Still, Trump found ways to voice his respect. When a television station in September asked him to name a world leader he admired, he cited Merkel.
'I was very disappointed that, when she, this move with the whole thing on immigration. I think it's a big problem and really, you know, to look at what she's done in the last year and a half. I was always a Merkel person. I thought, really fantastic, but I think she made a very tragic mistake a year and a half ago,' he said.
In his meetings with world leaders since the inauguration, Trump has adopted a more diplomatic public persona.
He recently spent a weekend bonding with Japanese Prime Minister Shinzo Abe, golfing and dining with Abe at his Mar-a-Lago estate in Florida. He has cultivated a closer friendship with Israeli Prime Minister Benjamin Netanyahu, whom he has known for years.
But Merkel is used to an altogether different type of American leader, having shared a strong bond with Obama.
She was the last of Obama's key European allies still in power when he left office.
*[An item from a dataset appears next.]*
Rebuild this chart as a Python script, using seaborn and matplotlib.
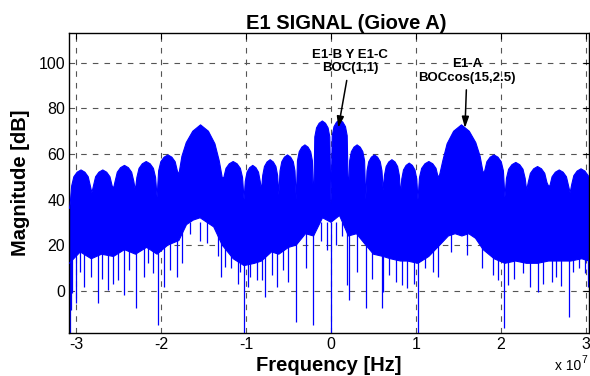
import numpy as np
import pandas as pd
import matplotlib
matplotlib.use("Agg")
import matplotlib.pyplot as plt
import seaborn as sns

# ---------------- data (frequency in units of 1e7 Hz, magnitude in dB) ----------------
# upper envelope of the spectrum, one row per lobe
upper_freq_e7 = [
    -3.079, -3.069, -3.051, -3.0255, -2.987, -2.941, -2.895, -2.8565, -2.831,
    -2.813, -2.795, -2.7695, -2.731, -2.685, -2.639, -2.6005, -2.575,
    -2.558, -2.54, -2.5145, -2.476, -2.43, -2.384, -2.3455, -2.32,
    -2.302, -2.284, -2.2585, -2.22, -2.174, -2.128, -2.0895, -2.064,
    -2.046, -2.028, -2.0025, -1.964, -1.918, -1.872, -1.8335, -1.808,
    -1.79, -1.754, -1.703, -1.6265, -1.535, -1.4425, -1.366, -1.315,
    -1.279, -1.261, -1.2355, -1.197, -1.151, -1.105, -1.0665, -1.041,
    -1.023, -1.0087, -0.988, -0.9575, -0.9207, -0.884, -0.853, -0.833,
    -0.818, -0.8037, -0.783, -0.7525, -0.716, -0.679, -0.648, -0.628,
    -0.614, -0.5997, -0.579, -0.5485, -0.5117, -0.475, -0.444, -0.424,
    -0.409, -0.3947, -0.374, -0.3435, -0.307, -0.27, -0.239, -0.219,
    -0.205, -0.1907, -0.170, -0.1395, -0.1023, -0.0655, -0.0348, -0.0143,
    0.0, 0.0143, 0.0348, 0.0655, 0.1023, 0.139, 0.170, 0.1903,
    0.2046, 0.219, 0.2394, 0.2701, 0.3069, 0.3437, 0.3744, 0.3949,
    0.409, 0.4233, 0.4438, 0.4745, 0.5113, 0.548, 0.579, 0.5993,
    0.614, 0.6283, 0.6488, 0.6795, 0.7162, 0.753, 0.7835, 0.804,
    0.818, 0.8323, 0.8528, 0.8835, 0.9203, 0.957, 0.9877, 1.0087,
    1.023, 1.041, 1.0665, 1.105, 1.151, 1.197, 1.2355, 1.261,
    1.279, 1.315, 1.366, 1.4425, 1.535, 1.6265, 1.703, 1.754,
    1.79, 1.808, 1.8335, 1.872, 1.918, 1.964, 2.0025, 2.028,
    2.046, 2.064, 2.0895, 2.128, 2.174, 2.22, 2.2585, 2.284,
    2.302, 2.32, 2.3455, 2.384, 2.43, 2.476, 2.5145, 2.54,
    2.558, 2.575, 2.6005, 2.639, 2.685, 2.731, 2.7695, 2.795,
    2.813, 2.831, 2.8565, 2.895, 2.941, 2.987, 3.0255, 3.035,
]
upper_db = [
    36, 38, 46, 50, 52, 53, 52, 50, 46,
    43, 46, 50, 52, 53, 52, 50, 46,
    45, 48, 52, 54, 55, 54, 52, 48,
    44, 49.7, 53.7, 55.7, 56.7, 55.7, 53.7, 49.7,
    41, 52.6, 56.6, 58.6, 59.6, 58.6, 56.6, 52.6,
    51, 59, 65, 70, 72.8, 70, 64.5, 57,
    49.5, 49.7, 53.7, 55.7, 56.7, 55.7, 53.7, 49.7,
    40, 48, 52, 54, 55, 54, 52, 48,
    44, 50.5, 54.5, 56.5, 57.5, 56.5, 54.5, 50.5,
    42, 52.6, 56.6, 58.6, 59.6, 58.6, 56.6, 52.6,
    40, 57, 61, 63, 64, 63, 61, 57,
    36, 67.5, 71.5, 73.5, 74.5, 73.5, 71.5, 67.5,
    38, 68, 72, 74, 75, 74, 72, 68,
    40, 57, 61, 63, 64, 63, 61, 57,
    40, 52.6, 56.6, 58.6, 59.6, 58.6, 56.6, 52.6,
    44, 50.5, 54.5, 56.5, 57.5, 56.5, 54.5, 50.5,
    42, 49, 53, 55, 56, 55, 53, 49,
    40, 49.7, 53.7, 55.7, 56.7, 55.7, 53.7, 49.7,
    51, 57, 64.5, 70, 72.8, 70, 65, 59,
    51.7, 52.6, 56.6, 58.6, 59.6, 58.6, 56.6, 52.6,
    41, 49.3, 53.3, 55.3, 56.3, 55.3, 53.3, 49.3,
    44, 47.5, 51.5, 53.5, 54.5, 53.5, 51.5, 47.5,
    46, 46, 50, 52, 53, 52, 50, 46,
    43, 46.5, 50.5, 52.5, 53.5, 52.5, 50.5, 50,
]

# lower edge of the dense band
lower_freq_e7 = [
    -3.079, -2.95, -2.82, -2.7, -2.56, -2.43, -2.3, -2.17, -2.046, -1.92,
    -1.79, -1.7, -1.62, -1.54, -1.46, -1.38, -1.28, -1.15, -1.023, -0.9,
    -0.818, -0.7, -0.614, -0.5, -0.409, -0.3, -0.205, -0.1, 0.0, 0.1,
    0.205, 0.3, 0.409, 0.5, 0.614, 0.7, 0.818, 0.9, 1.023, 1.15,
    1.279, 1.38, 1.46, 1.54, 1.62, 1.7, 1.79, 1.92, 2.046, 2.17,
    2.3, 2.43, 2.56, 2.7, 2.82, 2.95, 3.035,
]
lower_db = [
    12, 17, 14, 16, 15, 18, 16, 19, 16, 20,
    22, 29, 31, 32, 30, 28, 20, 14, 11, 12,
    13, 17, 16, 19, 20, 25, 24, 32, 30, 33,
    24, 25, 20, 16, 15, 14, 13, 13, 12, 15,
    20, 24, 25, 24, 25, 23, 18, 14, 12, 13,
    12, 12, 13, 13, 13, 14, 13,
]

# isolated downward spikes (frequency, minimum dB)
spike_freq_e7 = [
    -3.075, -3.06, -3.045, -3.0, -2.95, -2.905, -2.82, -2.74, -2.7, -2.62,
    -2.56, -2.51, -2.435, -2.38, -2.29, -2.2, -2.156, -2.094, -2.04, -1.965,
    -1.9, -1.815, -1.755, -1.66, -1.54, -1.46, -1.33, -1.29, -1.25, -1.18,
    -1.1, -1.07, -1.023, -0.98, -0.95, -0.87, -0.815, -0.776, -0.7, -0.64,
    -0.56, -0.506, -0.415, -0.3, -0.21, -0.12, -0.05, 0.0, 0.06, 0.13,
    0.185, 0.212, 0.3, 0.416, 0.48, 0.596, 0.616, 0.68, 0.76, 0.832,
    0.89, 0.98, 1.025, 1.1, 1.2, 1.262, 1.417, 1.596, 1.772, 1.9,
    1.968, 2.04, 2.086, 2.15, 2.262, 2.341, 2.439, 2.49, 2.597, 2.65,
    2.7, 2.8, 2.85, 2.92, 2.988, 3.02,
]
spike_db = [
    -18.5, -8.5, -1, -5.6, 8, 1.6, 6, -5.6, 5, 0.3,
    3, 4.7, -2, 9, -7.7, 6, 12, 7.8, -15, 1.7,
    9, 6, 12, 25, 22, 21, 15, 6, 10.5, 10,
    3, 8, -18.5, 1.7, 6, 4.7, 4.7, -3, 7, 1.7,
    9, 3.9, -13.7, 10, -15, 22, 18, -18.5, 20, 24,
    2.5, -4, 8, -7.7, 5, -7.7, -0.5, 7, 4, 2.5,
    1.2, 3, -18.5, 10, 8, 6, 17, 15.7, 10, 7,
    4.7, -16.5, 2.5, 5, 7.8, 1.7, -0.5, 3, 3.9, 6,
    2, -11.4, 8, 10, 7.8, 1.7,
]

x_tick_values = [-3, -2, -1, 0, 1, 2, 3]
y_tick_values = [0, 20, 40, 60, 80, 100]

assert len(upper_freq_e7) == len(upper_db)
assert len(lower_freq_e7) == len(lower_db)
assert len(spike_freq_e7) == len(spike_db)

upper = pd.DataFrame({"freq": np.array(upper_freq_e7) * 1e7, "db": upper_db})
lower = pd.DataFrame({"freq": np.array(lower_freq_e7) * 1e7, "db": lower_db})
spikes = pd.DataFrame({"freq": np.array(spike_freq_e7) * 1e7, "db": spike_db})

# ---------------- style ----------------
sns.set_theme(style="white")
plt.rcParams["font.family"] = ["Liberation Sans", "DejaVu Sans"]
plt.rcParams["text.color"] = "black"
plt.rcParams["axes.labelcolor"] = "black"
plt.rcParams["xtick.color"] = "black"
plt.rcParams["ytick.color"] = "black"

BLUE = "#0000ff"
W, H = 590, 376
fig = plt.figure(figsize=(W / 100, H / 100), dpi=100)
ax_l, ax_r, ax_t, ax_b = 69.3, 589.0, 33.3, 333.0
ax = fig.add_axes([ax_l / W, 1 - ax_b / H, (ax_r - ax_l) / W, (ax_b - ax_t) / H])

# band between lower and upper envelopes
poly_x = np.concatenate([upper["freq"].values, lower["freq"].values[::-1]])
poly_y = np.concatenate([upper["db"].values, lower["db"].values[::-1]])
ax.fill(poly_x, poly_y, color=BLUE, lw=0, zorder=2)
sns.lineplot(data=upper, x="freq", y="db", color=BLUE, lw=0.8, ax=ax, sort=False, zorder=3)
sns.lineplot(data=lower, x="freq", y="db", color=BLUE, lw=0.8, ax=ax, sort=False, zorder=3)
ax.vlines(spikes["freq"], spikes["db"], 30, color=BLUE, lw=0.9, zorder=2)

ax.set_xlim(-3.079e7, 3.035e7)
ax.set_ylim(-18.6, 113)

ax.set_xticks([v * 1e7 for v in x_tick_values])
ax.set_xticklabels([str(v) for v in x_tick_values])
ax.set_yticks(y_tick_values)
ax.set_yticklabels([str(v) for v in y_tick_values])

ax.grid(True, linestyle=(0, (5, 5.5)), color="#555555", lw=0.8)
ax.set_axisbelow(True)
for s in ax.spines.values():
    s.set_color("black")
    s.set_linewidth(1.0)
ax.tick_params(direction="in", length=4, width=0.8, top=True, right=True,
               labelsize=11.5, pad=3, colors="black")

ax.set_xlabel("Frequency [Hz]", fontsize=14.5, fontweight="bold")
ax.set_ylabel("Magnitude [dB]", fontsize=14.5, fontweight="bold")
ax.xaxis.set_label_coords(0.5, -0.078)
ax.yaxis.set_label_coords(-0.075, 0.5)

fig.text(346 / W, 1 - 29 / H, "E1 SIGNAL (Giove A)", ha="center", va="baseline",
         fontsize=14.5, fontweight="bold")

arrow = dict(arrowstyle="-|>,head_length=0.7,head_width=0.22", color="black", lw=1.1,
             shrinkA=2, shrinkB=0)
ax.annotate("E1-B Y E1-C\nBOC(1,1)", xy=(0.086e7, 71.5), xytext=(0.224e7, 100.5),
            ha="center", va="center", fontsize=9.5, fontweight="bold",
            arrowprops=arrow, zorder=5, linespacing=1.15)
ax.annotate("E1-A\nBOCcos(15,2.5)", xy=(1.576e7, 71.4), xytext=(1.6e7, 96.4),
            ha="center", va="center", fontsize=9.5, fontweight="bold",
            arrowprops=arrow, zorder=5, linespacing=1.15)

fig.text(555 / W, 3 / H, "x 10", ha="left", va="bottom", fontsize=10)
fig.text(581 / W, 11 / H, "7", ha="left", va="bottom", fontsize=7.5)

fig.savefig("out.png", dpi=100)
And as the leader of Europe's biggest economy and most stable government, Merkel emerged in recent years as the leading voice for a continent struggling with slow growth, identity issues and increased security threats after a string of terrorist attacks.
Reflecting their connection, Obama and his wife called Merkel and her husband on the day before Trump's inauguration to thank her for 'her strong, courageous and steady leadership.' It was Obama's final call with a foreign leader, his advisers said.
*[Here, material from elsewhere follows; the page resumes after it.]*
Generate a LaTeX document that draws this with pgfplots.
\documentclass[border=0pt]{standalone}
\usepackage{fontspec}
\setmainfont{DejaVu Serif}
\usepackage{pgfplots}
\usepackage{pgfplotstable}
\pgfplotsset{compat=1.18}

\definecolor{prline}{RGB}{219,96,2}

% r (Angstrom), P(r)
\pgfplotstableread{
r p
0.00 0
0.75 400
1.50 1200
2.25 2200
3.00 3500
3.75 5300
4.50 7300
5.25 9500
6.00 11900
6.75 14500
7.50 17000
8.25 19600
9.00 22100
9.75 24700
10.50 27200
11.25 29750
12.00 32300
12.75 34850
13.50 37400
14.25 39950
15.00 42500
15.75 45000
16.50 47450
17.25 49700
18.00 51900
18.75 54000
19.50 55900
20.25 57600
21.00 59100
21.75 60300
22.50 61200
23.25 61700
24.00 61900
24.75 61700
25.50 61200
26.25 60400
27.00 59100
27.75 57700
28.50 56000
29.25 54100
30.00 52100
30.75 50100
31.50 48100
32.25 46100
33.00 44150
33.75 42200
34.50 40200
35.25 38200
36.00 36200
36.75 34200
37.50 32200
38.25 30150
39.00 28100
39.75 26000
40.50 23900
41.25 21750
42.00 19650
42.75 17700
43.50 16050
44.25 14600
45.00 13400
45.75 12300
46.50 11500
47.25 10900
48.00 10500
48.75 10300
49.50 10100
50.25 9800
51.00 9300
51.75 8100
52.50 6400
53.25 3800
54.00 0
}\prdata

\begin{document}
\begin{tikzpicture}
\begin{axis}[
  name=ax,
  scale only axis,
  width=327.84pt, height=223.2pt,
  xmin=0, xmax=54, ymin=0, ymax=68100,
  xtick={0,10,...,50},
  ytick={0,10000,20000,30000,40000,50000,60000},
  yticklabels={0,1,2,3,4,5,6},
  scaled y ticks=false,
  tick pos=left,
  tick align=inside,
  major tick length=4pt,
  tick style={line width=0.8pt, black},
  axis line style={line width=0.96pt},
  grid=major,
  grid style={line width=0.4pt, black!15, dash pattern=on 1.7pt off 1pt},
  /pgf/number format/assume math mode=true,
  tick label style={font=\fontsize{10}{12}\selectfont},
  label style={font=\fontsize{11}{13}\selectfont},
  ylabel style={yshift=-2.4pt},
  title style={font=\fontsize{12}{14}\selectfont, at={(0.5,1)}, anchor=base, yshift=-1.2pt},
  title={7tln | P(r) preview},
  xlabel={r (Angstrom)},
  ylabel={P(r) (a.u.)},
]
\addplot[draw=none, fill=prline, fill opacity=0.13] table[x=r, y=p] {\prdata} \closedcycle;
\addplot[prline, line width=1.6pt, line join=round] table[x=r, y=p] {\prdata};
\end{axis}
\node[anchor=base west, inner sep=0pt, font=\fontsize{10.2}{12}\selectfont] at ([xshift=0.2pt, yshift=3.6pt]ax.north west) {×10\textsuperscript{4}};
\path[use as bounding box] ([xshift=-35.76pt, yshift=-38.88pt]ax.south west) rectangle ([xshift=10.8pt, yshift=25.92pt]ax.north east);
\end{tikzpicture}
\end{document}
Merkel's first major encounter with Trump came as she seeks a fourth term as chancellor in elections later this year. She has acknowledged the contest could be difficult and has stressed a need for stability after Britain's decision to leave the European Union.
She reportedly has studied Trump's speeches and policies in advance of her trip, eager to find areas for cooperation.
Trump has rattled European leaders with his 'America first' mantra. He also backed Brexit and is skeptical of multilateral trade agreements.
Merkel reiterated her belief that a strong EU remains in America's strategic and economic interests, a message she shared last month in Munich with Vice President Mike Pence.